Contemporary
Theory- response questions, set 3
Critical
Theory
Please
choose one (1) question to respond to in a 2-3 page response. It will
be due on Wednesday, April 1, 2009.
1.) The critical
theorists Marcuse and Adorno & Horkheimer agree that in capitalist
societies, any impulses that the public would have to change
their situation are channelled towards purchasing more
commodities and all the institutions work toward keeping each person
obedient and not questioning in order to preserve the status quo. Each
theorist,
however, sees resistance happening in different ways. Marcuse sees the
only resistance possible as a "refusal to engage" and withdrawal from
the system while Horkheimer
& Adorno see "high" art as the best way in which individuals can
see a different alternative to the present reality. Please compare and
critique
each of these solutions in terms of its power as a form of resistance
and its likelihood of succeeding. Which do you see as the most
plausible? Why?.
2.) Horkheimer
& Adorno argue that the natural power of art to make citizens aware
is overpowered by market forces which transforms its ability to educate
the public into all-out manipulation into "buying" products. They apply
this concept to the political marketplace in which they argue that
candidates increasingly campaign through televised political ads which
are designed to manipulate public opinion more than to educate voters
about political possibilities and agendas. These ad campaigns then
prevent voters from understanding the real issues that are at
stake in an election and manipulate support based on more superficial
factors. What do you make of their argument? Is it valid or not? What
would a campaign look like that would offer a truer view of the
political options offered in an election?
3.) Marcuse sees
the pressure to conform imposed on individuals as one of the ways
in which each person is programmed to become a cog in the industrial
machine. He defines this pressure to conform as imposed by social
institutions which creates the "one dimensional" man, out of
touch with his natural drives and impulses for happiness and true
fulfillment. Marcuse then sees any effort to express the natural drives
of violence and sexuality by an individual as the beginning of an
effort to break through the social repression. While he is not
advocating unrestrained violence or sex, he does see the efforts of
people to explore alternative lifestyles, including the free love
movement, drug use, and the hippie movement as legitimate and healthy
efforts of people in the 1960's to try to lead a more authentic life.

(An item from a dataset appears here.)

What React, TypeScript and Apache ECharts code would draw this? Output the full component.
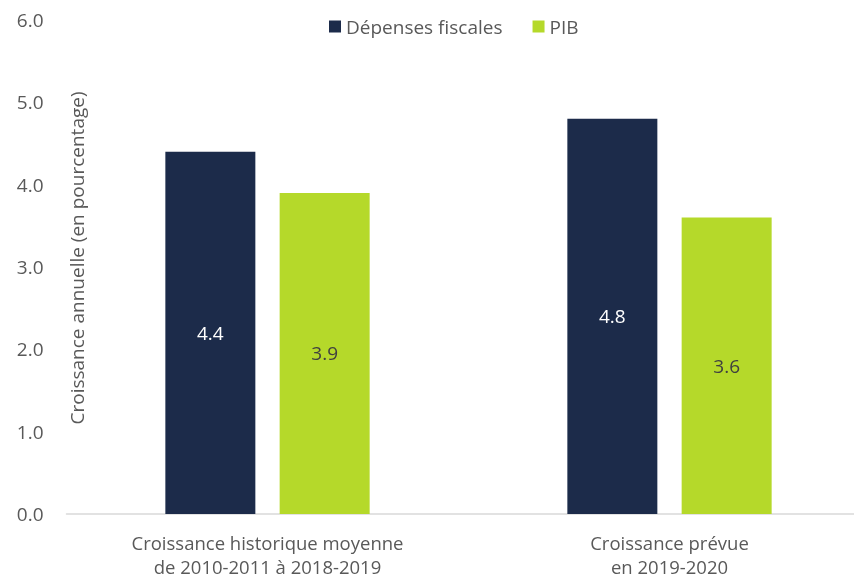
import React, { useEffect, useRef } from "react";
import * as echarts from "echarts";

const categories = [
  "Croissance historique moyenne\nde 2010-2011 à 2018-2019",
  "Croissance prévue\nen 2019-2020",
];
const seriesNames = ["Dépenses fiscales", "PIB"];
const depensesFiscales = [4.4, 4.8];
const pib = [3.9, 3.6];
const yAxisTitle = "Croissance annuelle (en pourcentage)";

const FONT = "'Open Sans', 'Noto Sans', sans-serif";
const TEXT = "#595959";

export default function App() {
  const ref = useRef<HTMLDivElement>(null);
  useEffect(() => {
    if (!ref.current) return;
    const chart = echarts.init(ref.current, null, { renderer: "svg" });
    chart.setOption({
      animation: false,
      textStyle: { fontFamily: FONT },
      legend: {
        left: 324,
        top: 12,
        itemWidth: 12,
        itemHeight: 12,
        itemGap: 30,
        icon: "rect",
        textStyle: { color: TEXT, fontSize: 19, fontFamily: FONT },
        data: seriesNames,
      },
      graphic: [
        {
          type: "text",
          x: 77,
          y: 258,
          rotation: Math.PI / 2,
          style: {
            text: yAxisTitle,
            fill: TEXT,
            font: `19px ${FONT}`,
            align: "center",
            verticalAlign: "middle",
          },
        },
      ],
      grid: {
        left: 66.5,
        right: -16.5,
        top: 20,
        bottom: 65,
        containLabel: false,
        outerBoundsMode: "none",
      },
      xAxis: {
        type: "category",
        data: categories,
        axisTick: { show: false },
        axisLine: { lineStyle: { color: "#D9D9D9", width: 1.5 } },
        axisLabel: {
          color: TEXT,
          fontSize: 18.5,
          lineHeight: 23.5,
          margin: 17,
          fontFamily: FONT,
        },
      },
      yAxis: {
        type: "value",
        min: 0,
        max: 6,
        interval: 1,
        axisLine: { show: false },
        axisTick: { show: false },
        splitLine: { show: false },
        axisLabel: {
          color: TEXT,
          fontSize: 19,
          margin: 23,
          fontFamily: FONT,
          formatter: (v: number) => v.toFixed(1),
        },
      },
      series: [
        {
          name: seriesNames[0],
          type: "bar",
          data: depensesFiscales,
          barWidth: 90,
          barGap: "27%",
          itemStyle: { color: "#1C2B4A" },
          label: {
            show: true,
            position: "inside",
            color: "#FFFFFF",
            fontSize: 19,
            fontFamily: FONT,
            formatter: (p: any) => p.value.toFixed(1),
          },
        },
        {
          name: seriesNames[1],
          type: "bar",
          data: pib,
          barWidth: 90,
          itemStyle: { color: "#B5D92A" },
          label: {
            show: true,
            position: "inside",
            color: "#404040",
            fontSize: 19,
            fontFamily: FONT,
            formatter: (p: any) => p.value.toFixed(1),
          },
        },
      ],
    });
    return () => chart.dispose();
  }, []);
  return (
    <div
      ref={ref}
      style={{ position: "fixed", left: 0, top: 0, width: 854, height: 579 }}
    />
  );
}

In retrospect, looking back at the 1960's, do those efforts reflect
liberation or do they reflect a different type of adaptation to the
industrial machine? In other words, were they revolutionary and
liberating movements or not? Or were they something else? What do you
think?
4. Habermas argues that by reinvigorating civil society and bringing
communicative ethics to public discourse and discussion that we can use
reason and discourse to counter bureaucratic, impersonal authority and
humanize it in a way that can transform institutions so that they can
help individuals find more freedom of choice rather can continue to
imprison them w/ rules and regulations. Some critics argue that
Habermas is too idealistic in thinking that individuals in authority
would give up the power of their position and put themselves on the
same level as a less powerful citizen and maybe lose the argument.
Others argue that assuming that very different people can reach a
consensus at all is too optimistic. Others, in support of Habermas,
argue that, while it would not be easy and would require a significant
commitment to the process of all, it is the best answer to create an
inclusive public policy and reinvigorate our lives as citizens. Where
do you place yourself in this argument? Why?